EXERCISE PROMPT
Extract every line of the material below and reproduce it faithfully.

— START INFORMATION SHOWN —

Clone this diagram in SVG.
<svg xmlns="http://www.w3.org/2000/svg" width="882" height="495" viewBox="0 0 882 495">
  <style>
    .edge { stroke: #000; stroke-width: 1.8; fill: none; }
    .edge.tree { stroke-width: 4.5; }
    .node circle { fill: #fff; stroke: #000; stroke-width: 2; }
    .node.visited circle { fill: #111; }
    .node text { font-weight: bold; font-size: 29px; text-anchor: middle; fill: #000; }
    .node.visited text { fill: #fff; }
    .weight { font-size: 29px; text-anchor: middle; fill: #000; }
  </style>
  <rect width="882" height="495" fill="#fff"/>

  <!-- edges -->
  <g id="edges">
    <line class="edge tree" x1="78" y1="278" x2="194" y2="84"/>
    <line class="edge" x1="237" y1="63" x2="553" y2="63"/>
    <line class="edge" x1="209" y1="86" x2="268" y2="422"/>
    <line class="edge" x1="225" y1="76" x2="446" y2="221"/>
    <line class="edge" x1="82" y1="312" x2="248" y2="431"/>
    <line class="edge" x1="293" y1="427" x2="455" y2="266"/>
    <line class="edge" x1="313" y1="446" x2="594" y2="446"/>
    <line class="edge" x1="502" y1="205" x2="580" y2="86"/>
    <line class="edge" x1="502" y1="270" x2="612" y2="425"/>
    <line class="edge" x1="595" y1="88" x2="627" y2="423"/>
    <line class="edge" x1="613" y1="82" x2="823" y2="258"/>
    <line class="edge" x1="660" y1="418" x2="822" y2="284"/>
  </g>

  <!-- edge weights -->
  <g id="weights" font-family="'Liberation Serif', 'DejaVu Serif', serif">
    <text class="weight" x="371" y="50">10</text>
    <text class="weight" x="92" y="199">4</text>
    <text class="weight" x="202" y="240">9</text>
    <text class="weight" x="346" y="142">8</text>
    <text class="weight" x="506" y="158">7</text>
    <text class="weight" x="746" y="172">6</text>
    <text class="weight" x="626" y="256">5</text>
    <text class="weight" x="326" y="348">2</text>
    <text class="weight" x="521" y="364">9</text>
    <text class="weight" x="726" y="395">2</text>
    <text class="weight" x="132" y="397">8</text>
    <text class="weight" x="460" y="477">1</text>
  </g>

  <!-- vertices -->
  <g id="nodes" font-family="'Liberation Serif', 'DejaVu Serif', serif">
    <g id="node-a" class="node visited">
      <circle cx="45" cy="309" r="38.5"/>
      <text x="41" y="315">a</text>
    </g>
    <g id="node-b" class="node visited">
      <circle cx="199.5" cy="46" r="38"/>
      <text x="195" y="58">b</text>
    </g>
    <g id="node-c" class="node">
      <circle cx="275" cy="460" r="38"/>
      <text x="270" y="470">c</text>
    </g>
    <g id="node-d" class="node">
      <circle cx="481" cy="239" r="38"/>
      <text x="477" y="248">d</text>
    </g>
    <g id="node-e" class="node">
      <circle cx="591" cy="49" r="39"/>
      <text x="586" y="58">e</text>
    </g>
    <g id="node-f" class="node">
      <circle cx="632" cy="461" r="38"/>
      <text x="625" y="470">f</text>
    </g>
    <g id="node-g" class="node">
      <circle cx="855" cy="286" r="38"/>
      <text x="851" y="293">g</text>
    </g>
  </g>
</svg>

— END INFORMATION SHOWN —

ANSWER BELOW
Clone this diagram in SVG.
<svg xmlns="http://www.w3.org/2000/svg" width="882" height="495" viewBox="0 0 882 495">
  <style>
    .edge { stroke: #000; stroke-width: 1.8; fill: none; }
    .edge.tree { stroke-width: 4.5; }
    .node circle { fill: #fff; stroke: #000; stroke-width: 2; }
    .node.visited circle { fill: #111; }
    .node text { font-weight: bold; font-size: 29px; text-anchor: middle; fill: #000; }
    .node.visited text { fill: #fff; }
    .weight { font-size: 29px; text-anchor: middle; fill: #000; }
  </style>
  <rect width="882" height="495" fill="#fff"/>

  <!-- edges -->
  <g id="edges">
    <line class="edge tree" x1="78" y1="278" x2="194" y2="84"/>
    <line class="edge" x1="237" y1="63" x2="553" y2="63"/>
    <line class="edge" x1="209" y1="86" x2="268" y2="422"/>
    <line class="edge" x1="225" y1="76" x2="446" y2="221"/>
    <line class="edge" x1="82" y1="312" x2="248" y2="431"/>
    <line class="edge" x1="293" y1="427" x2="455" y2="266"/>
    <line class="edge" x1="313" y1="446" x2="594" y2="446"/>
    <line class="edge" x1="502" y1="205" x2="580" y2="86"/>
    <line class="edge" x1="502" y1="270" x2="612" y2="425"/>
    <line class="edge" x1="595" y1="88" x2="627" y2="423"/>
    <line class="edge" x1="613" y1="82" x2="823" y2="258"/>
    <line class="edge" x1="660" y1="418" x2="822" y2="284"/>
  </g>

  <!-- edge weights -->
  <g id="weights" font-family="'Liberation Serif', 'DejaVu Serif', serif">
    <text class="weight" x="371" y="50">10</text>
    <text class="weight" x="92" y="199">4</text>
    <text class="weight" x="202" y="240">9</text>
    <text class="weight" x="346" y="142">8</text>
    <text class="weight" x="506" y="158">7</text>
    <text class="weight" x="746" y="172">6</text>
    <text class="weight" x="626" y="256">5</text>
    <text class="weight" x="326" y="348">2</text>
    <text class="weight" x="521" y="364">9</text>
    <text class="weight" x="726" y="395">2</text>
    <text class="weight" x="132" y="397">8</text>
    <text class="weight" x="460" y="477">1</text>
  </g>

  <!-- vertices -->
  <g id="nodes" font-family="'Liberation Serif', 'DejaVu Serif', serif">
    <g id="node-a" class="node visited">
      <circle cx="45" cy="309" r="38.5"/>
      <text x="41" y="315">a</text>
    </g>
    <g id="node-b" class="node visited">
      <circle cx="199.5" cy="46" r="38"/>
      <text x="195" y="58">b</text>
    </g>
    <g id="node-c" class="node">
      <circle cx="275" cy="460" r="38"/>
      <text x="270" y="470">c</text>
    </g>
    <g id="node-d" class="node">
      <circle cx="481" cy="239" r="38"/>
      <text x="477" y="248">d</text>
    </g>
    <g id="node-e" class="node">
      <circle cx="591" cy="49" r="39"/>
      <text x="586" y="58">e</text>
    </g>
    <g id="node-f" class="node">
      <circle cx="632" cy="461" r="38"/>
      <text x="625" y="470">f</text>
    </g>
    <g id="node-g" class="node">
      <circle cx="855" cy="286" r="38"/>
      <text x="851" y="293">g</text>
    </g>
  </g>
</svg>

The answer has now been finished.